From Hype to Human Tech
Entrepreneur Haider Alleg connected the AI moment to his memory of the early social-media boom: “Boards today oscillate between fear and FOMO, just like they did in 2007.”
He sees the same asymmetry—capital flooding into deep tech while human tech remains underfunded. “If we optimise everything except empathy, we will have perfect systems and broken people.”
Alleg argued that Europe’s opportunity lies in liquid data, interoperable flows enabling transparent decisions across institutions.
He defined this not as utopia but as a pragmatic counterweight to data monopolies: “The battle is not about models. It’s about how we interpret and share what they produce.”
In his view, the new strategic resource is interpretability, and the differentiator is narrative—“those who can tell meaning, not just compute probability.”
The Laboratory of Failure
Sam Bourton, former associate partner at QuantumBlack (McKinsey), dismantled the myth of seamless deployment: “Only five percent of pilots reach production, and that’s fine.”
For him, experimentation is not waste but calibration.
“The path from prototype to production is how organizations learn what they are actually capable of.”
He described a near future where engineers no longer code alone but “prompt their digital teammates.”
The productivity jump, he argued, will not come from replacing humans, but from organising the human-machine workflow.
Europe’s challenge is cultural rather than technical: “We know how to engineer accuracy; we must now learn to engineer trust.”
He called for new AI operating models inside companies, combining data stewardship, ethical review, and iterative learning—“a lab mindset institutionalised.”
Balancing Innovation and Regulation
Moderator Jafari redirected the discussion toward systemic coherence.
“Every time society meets a new technology, it first asks ‘how fast?’ and only later ‘why?’—we should reverse that order.”
The panel converged on a principle: innovation needs regulation to create trust, not to constrain it.
Cresti drew a parallel with aviation: “Planes don’t fly because they’re deregulated; they fly because everyone trusts the rules.”
Alleg added that Europe must embrace “slower but wiser innovation,” privileging sustainability over velocity.

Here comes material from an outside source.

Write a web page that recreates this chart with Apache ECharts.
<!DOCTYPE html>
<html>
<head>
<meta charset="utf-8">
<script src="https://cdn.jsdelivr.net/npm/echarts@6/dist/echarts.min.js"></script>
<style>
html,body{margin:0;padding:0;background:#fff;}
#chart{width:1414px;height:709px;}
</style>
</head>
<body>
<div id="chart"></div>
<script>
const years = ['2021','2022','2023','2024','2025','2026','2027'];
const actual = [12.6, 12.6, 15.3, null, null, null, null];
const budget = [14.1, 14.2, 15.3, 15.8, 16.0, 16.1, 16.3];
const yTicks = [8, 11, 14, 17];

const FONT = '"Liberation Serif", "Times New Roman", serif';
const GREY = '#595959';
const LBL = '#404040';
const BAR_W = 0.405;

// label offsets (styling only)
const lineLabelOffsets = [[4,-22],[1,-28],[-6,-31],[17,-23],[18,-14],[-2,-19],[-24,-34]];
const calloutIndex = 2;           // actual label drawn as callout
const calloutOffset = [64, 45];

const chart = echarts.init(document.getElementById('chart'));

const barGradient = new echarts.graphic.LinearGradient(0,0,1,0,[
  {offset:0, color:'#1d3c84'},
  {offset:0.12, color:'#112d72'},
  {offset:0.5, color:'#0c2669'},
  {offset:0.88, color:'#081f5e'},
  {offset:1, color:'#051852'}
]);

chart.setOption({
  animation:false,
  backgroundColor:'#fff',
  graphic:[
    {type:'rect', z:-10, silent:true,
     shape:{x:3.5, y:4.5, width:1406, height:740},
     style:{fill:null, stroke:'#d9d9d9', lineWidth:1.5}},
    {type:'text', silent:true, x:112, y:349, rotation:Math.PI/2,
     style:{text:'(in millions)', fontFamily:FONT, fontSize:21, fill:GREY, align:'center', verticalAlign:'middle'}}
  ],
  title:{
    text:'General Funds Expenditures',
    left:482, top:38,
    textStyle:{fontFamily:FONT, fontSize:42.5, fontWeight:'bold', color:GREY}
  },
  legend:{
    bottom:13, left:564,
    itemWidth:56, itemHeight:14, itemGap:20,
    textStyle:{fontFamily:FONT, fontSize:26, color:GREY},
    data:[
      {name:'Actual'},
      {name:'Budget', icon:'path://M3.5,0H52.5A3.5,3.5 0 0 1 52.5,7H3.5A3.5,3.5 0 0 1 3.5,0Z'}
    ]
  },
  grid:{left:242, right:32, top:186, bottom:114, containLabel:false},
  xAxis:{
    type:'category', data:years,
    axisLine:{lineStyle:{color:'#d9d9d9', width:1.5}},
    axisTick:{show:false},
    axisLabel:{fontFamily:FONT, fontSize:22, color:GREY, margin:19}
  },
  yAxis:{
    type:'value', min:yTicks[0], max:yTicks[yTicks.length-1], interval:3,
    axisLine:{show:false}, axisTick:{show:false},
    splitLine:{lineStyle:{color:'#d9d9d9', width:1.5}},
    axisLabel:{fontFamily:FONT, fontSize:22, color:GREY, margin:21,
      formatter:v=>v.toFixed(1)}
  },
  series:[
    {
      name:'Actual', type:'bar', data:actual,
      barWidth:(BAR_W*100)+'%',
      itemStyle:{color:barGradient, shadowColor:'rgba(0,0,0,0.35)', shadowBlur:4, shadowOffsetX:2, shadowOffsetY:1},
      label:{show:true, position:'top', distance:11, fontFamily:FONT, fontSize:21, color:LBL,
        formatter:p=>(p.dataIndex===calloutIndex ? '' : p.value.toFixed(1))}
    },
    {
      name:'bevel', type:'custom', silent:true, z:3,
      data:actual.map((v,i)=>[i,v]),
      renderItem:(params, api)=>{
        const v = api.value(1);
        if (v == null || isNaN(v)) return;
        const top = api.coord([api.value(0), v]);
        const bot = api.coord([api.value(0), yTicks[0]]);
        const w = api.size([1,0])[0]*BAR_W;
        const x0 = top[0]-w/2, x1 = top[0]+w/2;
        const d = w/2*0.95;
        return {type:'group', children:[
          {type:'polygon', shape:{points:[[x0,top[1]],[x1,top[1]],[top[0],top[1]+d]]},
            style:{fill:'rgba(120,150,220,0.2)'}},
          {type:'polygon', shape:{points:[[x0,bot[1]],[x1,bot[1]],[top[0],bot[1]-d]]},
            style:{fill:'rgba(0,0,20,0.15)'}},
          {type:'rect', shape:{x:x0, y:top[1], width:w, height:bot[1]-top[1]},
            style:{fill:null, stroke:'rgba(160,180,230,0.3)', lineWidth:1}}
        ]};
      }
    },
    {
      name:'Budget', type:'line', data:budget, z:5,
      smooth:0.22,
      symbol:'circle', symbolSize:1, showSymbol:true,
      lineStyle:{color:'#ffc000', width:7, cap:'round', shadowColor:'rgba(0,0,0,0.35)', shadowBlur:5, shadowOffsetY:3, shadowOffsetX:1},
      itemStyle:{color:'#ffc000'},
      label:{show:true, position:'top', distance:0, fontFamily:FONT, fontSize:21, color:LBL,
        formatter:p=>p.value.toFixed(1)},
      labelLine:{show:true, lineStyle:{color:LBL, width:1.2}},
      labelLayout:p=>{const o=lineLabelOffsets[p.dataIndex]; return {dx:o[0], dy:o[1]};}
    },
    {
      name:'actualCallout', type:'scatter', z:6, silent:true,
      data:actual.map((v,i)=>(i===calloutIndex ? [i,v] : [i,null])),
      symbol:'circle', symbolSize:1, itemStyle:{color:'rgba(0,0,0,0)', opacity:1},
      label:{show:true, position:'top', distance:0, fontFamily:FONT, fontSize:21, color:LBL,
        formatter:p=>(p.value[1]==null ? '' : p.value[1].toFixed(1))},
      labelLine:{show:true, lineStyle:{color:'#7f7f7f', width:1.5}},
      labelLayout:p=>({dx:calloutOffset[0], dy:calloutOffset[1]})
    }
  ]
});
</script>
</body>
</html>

Bourton observed that regulatory clarity reduces cost of hesitation: “Once you know the line, you can move faster within it.”
From Individual Literacy to Collective Maturity
The discussion shifted from enterprise strategy to societal learning.

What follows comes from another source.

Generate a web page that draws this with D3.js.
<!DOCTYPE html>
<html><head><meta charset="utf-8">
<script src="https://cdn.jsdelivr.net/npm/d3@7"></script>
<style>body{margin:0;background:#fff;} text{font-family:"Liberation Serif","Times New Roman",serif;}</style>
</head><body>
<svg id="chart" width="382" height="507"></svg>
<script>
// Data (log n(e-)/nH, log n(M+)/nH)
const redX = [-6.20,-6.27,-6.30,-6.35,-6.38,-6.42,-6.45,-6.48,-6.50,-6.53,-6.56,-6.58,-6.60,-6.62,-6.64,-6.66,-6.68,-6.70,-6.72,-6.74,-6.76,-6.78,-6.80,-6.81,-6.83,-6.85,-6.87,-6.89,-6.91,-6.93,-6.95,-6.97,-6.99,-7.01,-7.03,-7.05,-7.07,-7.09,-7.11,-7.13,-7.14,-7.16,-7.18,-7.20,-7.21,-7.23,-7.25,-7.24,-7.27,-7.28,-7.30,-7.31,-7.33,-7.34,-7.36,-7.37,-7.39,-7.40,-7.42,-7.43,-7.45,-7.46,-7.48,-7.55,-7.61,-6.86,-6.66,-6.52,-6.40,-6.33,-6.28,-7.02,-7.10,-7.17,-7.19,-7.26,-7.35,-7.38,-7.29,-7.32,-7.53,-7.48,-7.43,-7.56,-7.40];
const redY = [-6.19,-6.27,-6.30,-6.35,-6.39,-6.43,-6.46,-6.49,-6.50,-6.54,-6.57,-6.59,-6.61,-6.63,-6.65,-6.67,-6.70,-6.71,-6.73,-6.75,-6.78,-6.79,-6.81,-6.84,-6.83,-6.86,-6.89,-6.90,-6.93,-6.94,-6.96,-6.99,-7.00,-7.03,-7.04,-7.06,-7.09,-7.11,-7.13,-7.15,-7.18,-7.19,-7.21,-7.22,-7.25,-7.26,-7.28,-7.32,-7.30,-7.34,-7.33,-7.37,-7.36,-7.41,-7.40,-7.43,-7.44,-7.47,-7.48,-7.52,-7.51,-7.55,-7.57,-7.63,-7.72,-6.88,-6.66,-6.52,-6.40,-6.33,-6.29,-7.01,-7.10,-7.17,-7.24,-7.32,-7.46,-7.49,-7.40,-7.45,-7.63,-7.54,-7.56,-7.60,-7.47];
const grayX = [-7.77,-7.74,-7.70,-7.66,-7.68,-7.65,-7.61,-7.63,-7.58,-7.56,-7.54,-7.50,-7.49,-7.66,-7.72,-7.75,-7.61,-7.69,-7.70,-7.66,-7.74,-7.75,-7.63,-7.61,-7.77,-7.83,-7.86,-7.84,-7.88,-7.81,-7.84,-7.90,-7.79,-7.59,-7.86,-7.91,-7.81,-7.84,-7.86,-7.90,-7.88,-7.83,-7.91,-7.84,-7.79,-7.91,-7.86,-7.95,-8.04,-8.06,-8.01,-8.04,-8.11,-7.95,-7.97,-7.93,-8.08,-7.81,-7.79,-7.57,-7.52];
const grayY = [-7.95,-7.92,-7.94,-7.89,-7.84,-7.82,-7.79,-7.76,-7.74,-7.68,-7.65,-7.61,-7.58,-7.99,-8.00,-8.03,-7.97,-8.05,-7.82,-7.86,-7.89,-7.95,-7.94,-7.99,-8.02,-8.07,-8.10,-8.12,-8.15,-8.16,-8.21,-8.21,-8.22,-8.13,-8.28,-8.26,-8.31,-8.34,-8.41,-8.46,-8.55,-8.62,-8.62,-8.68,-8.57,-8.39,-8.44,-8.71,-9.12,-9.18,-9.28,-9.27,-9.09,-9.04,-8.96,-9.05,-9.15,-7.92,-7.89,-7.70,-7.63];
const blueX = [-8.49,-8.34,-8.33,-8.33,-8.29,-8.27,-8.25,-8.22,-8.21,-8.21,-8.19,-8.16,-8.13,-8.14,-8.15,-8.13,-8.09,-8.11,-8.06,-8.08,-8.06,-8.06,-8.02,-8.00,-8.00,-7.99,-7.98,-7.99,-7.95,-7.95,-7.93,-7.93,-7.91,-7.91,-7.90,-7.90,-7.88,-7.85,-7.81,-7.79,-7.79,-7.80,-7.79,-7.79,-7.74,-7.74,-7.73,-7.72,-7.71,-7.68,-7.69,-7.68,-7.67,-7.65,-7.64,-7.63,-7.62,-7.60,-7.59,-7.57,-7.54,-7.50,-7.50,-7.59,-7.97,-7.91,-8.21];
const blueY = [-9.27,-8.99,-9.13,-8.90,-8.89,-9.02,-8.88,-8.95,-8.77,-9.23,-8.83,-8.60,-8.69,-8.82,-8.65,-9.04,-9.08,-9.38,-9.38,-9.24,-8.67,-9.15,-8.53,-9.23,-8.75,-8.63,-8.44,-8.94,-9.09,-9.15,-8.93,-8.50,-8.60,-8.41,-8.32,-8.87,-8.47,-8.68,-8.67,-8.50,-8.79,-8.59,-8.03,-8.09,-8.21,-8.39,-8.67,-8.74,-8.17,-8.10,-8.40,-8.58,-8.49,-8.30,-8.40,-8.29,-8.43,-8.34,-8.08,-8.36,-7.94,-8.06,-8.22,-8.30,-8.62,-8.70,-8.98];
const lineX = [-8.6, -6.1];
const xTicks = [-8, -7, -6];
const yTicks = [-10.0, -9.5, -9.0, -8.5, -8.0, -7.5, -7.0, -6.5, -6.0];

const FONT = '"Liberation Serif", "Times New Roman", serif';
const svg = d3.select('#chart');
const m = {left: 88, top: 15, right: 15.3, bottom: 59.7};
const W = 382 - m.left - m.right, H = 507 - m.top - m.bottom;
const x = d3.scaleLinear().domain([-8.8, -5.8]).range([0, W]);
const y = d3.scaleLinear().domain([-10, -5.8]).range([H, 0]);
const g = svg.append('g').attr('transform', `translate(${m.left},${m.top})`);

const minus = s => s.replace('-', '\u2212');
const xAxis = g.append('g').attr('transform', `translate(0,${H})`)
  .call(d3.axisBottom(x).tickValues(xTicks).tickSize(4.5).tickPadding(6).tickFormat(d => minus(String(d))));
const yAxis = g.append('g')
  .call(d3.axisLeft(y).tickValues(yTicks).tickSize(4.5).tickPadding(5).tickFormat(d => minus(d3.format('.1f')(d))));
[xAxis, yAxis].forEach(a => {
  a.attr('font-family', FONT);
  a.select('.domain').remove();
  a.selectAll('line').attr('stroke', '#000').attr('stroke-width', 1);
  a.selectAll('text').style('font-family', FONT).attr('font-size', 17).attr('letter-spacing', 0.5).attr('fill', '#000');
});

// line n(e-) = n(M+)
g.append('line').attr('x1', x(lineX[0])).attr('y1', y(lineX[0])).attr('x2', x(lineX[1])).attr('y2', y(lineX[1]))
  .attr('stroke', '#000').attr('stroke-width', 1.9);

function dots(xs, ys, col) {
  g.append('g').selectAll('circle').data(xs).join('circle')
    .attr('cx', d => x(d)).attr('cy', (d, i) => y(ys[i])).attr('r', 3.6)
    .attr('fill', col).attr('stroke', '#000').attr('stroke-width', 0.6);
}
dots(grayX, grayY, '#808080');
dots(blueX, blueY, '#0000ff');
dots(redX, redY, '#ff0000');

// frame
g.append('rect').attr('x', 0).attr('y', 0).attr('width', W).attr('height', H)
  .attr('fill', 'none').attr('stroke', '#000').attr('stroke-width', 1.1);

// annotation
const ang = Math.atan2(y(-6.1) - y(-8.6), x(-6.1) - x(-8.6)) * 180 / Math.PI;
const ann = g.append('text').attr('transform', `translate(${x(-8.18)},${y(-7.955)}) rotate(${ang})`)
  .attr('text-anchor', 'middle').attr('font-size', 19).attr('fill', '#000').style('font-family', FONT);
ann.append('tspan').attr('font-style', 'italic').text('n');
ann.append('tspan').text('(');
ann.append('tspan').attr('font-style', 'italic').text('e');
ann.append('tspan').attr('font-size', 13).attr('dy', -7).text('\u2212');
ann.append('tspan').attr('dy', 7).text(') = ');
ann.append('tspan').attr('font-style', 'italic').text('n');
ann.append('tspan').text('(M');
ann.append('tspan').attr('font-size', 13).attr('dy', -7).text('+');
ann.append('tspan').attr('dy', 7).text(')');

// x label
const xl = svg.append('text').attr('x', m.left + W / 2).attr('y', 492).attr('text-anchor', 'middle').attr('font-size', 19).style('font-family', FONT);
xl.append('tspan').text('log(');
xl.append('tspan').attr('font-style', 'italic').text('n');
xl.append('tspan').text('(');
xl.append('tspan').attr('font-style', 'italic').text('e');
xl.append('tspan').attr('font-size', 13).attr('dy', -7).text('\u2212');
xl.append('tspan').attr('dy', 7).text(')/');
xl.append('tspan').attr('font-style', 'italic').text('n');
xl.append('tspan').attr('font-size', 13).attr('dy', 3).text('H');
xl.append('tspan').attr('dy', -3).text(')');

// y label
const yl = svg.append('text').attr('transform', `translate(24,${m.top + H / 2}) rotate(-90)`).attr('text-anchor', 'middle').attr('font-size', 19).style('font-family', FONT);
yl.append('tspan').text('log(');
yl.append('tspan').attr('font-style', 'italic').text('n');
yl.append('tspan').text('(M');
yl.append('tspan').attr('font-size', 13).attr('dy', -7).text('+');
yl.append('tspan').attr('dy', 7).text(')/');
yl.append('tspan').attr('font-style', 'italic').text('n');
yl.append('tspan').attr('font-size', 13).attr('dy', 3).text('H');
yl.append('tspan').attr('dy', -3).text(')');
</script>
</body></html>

For Cresti, the decisive gap is AI literacy, not hardware access. “A population that understands prompts and biases is as strategic as a semiconductor plant.”
Alleg proposed public-private sandboxes where citizens, startups, and administrations could co-create responsible use-cases—“Switzerland could export governance as a product.”
Bourton, pragmatic, urged to measure progress not by algorithms launched but by people enabled. “A good model is useless in an untrained culture,” he said.
Strategic Synthesis — From Hype to Harmony
The session closed on a convergence rarely seen between corporate, entrepreneurial, and consulting perspectives.
All three experts identified trust as the missing connective tissue between innovation and adoption.
Cresti’s focus on governance, Alleg’s on interpretation, Bourton’s on process maturity together outlined a roadmap for what Jafari called “human-centred transformation.”
The audience left with a reframed equation:
AI success = (Technology × Purpose × Trust)
Jafari concluded:
“The most innovative act, in the age of artificial intelligence, is still being who we are.”